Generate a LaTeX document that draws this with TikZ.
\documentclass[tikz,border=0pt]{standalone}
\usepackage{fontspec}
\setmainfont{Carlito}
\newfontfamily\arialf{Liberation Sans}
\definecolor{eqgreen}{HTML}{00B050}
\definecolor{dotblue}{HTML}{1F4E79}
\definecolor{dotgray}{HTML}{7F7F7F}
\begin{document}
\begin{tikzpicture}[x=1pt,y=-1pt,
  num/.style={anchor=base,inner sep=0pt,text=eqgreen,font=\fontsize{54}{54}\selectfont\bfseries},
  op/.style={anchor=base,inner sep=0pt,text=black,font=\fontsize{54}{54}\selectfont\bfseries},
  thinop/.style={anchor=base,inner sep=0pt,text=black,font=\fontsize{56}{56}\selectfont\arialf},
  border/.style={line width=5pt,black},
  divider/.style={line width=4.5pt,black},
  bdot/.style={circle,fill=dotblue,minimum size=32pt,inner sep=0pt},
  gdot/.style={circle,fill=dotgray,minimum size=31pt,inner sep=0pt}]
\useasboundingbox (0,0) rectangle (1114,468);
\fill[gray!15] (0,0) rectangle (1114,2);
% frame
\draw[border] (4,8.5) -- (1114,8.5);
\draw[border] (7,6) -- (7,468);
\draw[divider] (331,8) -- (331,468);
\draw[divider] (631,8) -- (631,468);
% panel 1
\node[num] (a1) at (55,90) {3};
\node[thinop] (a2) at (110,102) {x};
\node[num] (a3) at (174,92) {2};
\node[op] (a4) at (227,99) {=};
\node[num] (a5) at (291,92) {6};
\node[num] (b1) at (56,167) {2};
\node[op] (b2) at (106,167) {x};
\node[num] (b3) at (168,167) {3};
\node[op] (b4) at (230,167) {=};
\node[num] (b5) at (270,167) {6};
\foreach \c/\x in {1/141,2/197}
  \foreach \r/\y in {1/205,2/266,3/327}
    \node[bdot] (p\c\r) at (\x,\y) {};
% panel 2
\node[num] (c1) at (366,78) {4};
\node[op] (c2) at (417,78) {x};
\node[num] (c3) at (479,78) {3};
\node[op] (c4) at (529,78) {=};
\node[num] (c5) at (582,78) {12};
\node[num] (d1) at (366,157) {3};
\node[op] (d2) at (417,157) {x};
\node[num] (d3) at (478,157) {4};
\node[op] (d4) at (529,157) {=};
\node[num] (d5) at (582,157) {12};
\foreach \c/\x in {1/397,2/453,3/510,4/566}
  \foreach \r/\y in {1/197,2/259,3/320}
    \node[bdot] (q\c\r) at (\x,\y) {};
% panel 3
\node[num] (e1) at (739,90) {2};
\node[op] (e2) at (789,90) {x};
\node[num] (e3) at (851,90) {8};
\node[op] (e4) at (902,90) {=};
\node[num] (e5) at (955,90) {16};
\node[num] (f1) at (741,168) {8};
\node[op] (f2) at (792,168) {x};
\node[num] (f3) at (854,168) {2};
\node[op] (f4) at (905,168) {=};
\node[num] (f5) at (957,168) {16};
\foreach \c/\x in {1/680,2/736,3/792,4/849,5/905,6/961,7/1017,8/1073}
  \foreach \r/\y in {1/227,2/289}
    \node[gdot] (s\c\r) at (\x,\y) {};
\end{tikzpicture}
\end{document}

══════════

## [GOAL OF THE EXERCISE]
Quote the listing in full, please, keeping every line exact.

## [FINAL RESULT]
Generate a LaTeX document that draws this with TikZ.
\documentclass[tikz,border=0pt]{standalone}
\usepackage{fontspec}
\setmainfont{Carlito}
\newfontfamily\arialf{Liberation Sans}
\definecolor{eqgreen}{HTML}{00B050}
\definecolor{dotblue}{HTML}{1F4E79}
\definecolor{dotgray}{HTML}{7F7F7F}
\begin{document}
\begin{tikzpicture}[x=1pt,y=-1pt,
  num/.style={anchor=base,inner sep=0pt,text=eqgreen,font=\fontsize{54}{54}\selectfont\bfseries},
  op/.style={anchor=base,inner sep=0pt,text=black,font=\fontsize{54}{54}\selectfont\bfseries},
  thinop/.style={anchor=base,inner sep=0pt,text=black,font=\fontsize{56}{56}\selectfont\arialf},
  border/.style={line width=5pt,black},
  divider/.style={line width=4.5pt,black},
  bdot/.style={circle,fill=dotblue,minimum size=32pt,inner sep=0pt},
  gdot/.style={circle,fill=dotgray,minimum size=31pt,inner sep=0pt}]
\useasboundingbox (0,0) rectangle (1114,468);
\fill[gray!15] (0,0) rectangle (1114,2);
% frame
\draw[border] (4,8.5) -- (1114,8.5);
\draw[border] (7,6) -- (7,468);
\draw[divider] (331,8) -- (331,468);
\draw[divider] (631,8) -- (631,468);
% panel 1
\node[num] (a1) at (55,90) {3};
\node[thinop] (a2) at (110,102) {x};
\node[num] (a3) at (174,92) {2};
\node[op] (a4) at (227,99) {=};
\node[num] (a5) at (291,92) {6};
\node[num] (b1) at (56,167) {2};
\node[op] (b2) at (106,167) {x};
\node[num] (b3) at (168,167) {3};
\node[op] (b4) at (230,167) {=};
\node[num] (b5) at (270,167) {6};
\foreach \c/\x in {1/141,2/197}
  \foreach \r/\y in {1/205,2/266,3/327}
    \node[bdot] (p\c\r) at (\x,\y) {};
% panel 2
\node[num] (c1) at (366,78) {4};
\node[op] (c2) at (417,78) {x};
\node[num] (c3) at (479,78) {3};
\node[op] (c4) at (529,78) {=};
\node[num] (c5) at (582,78) {12};
\node[num] (d1) at (366,157) {3};
\node[op] (d2) at (417,157) {x};
\node[num] (d3) at (478,157) {4};
\node[op] (d4) at (529,157) {=};
\node[num] (d5) at (582,157) {12};
\foreach \c/\x in {1/397,2/453,3/510,4/566}
  \foreach \r/\y in {1/197,2/259,3/320}
    \node[bdot] (q\c\r) at (\x,\y) {};
% panel 3
\node[num] (e1) at (739,90) {2};
\node[op] (e2) at (789,90) {x};
\node[num] (e3) at (851,90) {8};
\node[op] (e4) at (902,90) {=};
\node[num] (e5) at (955,90) {16};
\node[num] (f1) at (741,168) {8};
\node[op] (f2) at (792,168) {x};
\node[num] (f3) at (854,168) {2};
\node[op] (f4) at (905,168) {=};
\node[num] (f5) at (957,168) {16};
\foreach \c/\x in {1/680,2/736,3/792,4/849,5/905,6/961,7/1017,8/1073}
  \foreach \r/\y in {1/227,2/289}
    \node[gdot] (s\c\r) at (\x,\y) {};
\end{tikzpicture}
\end{document}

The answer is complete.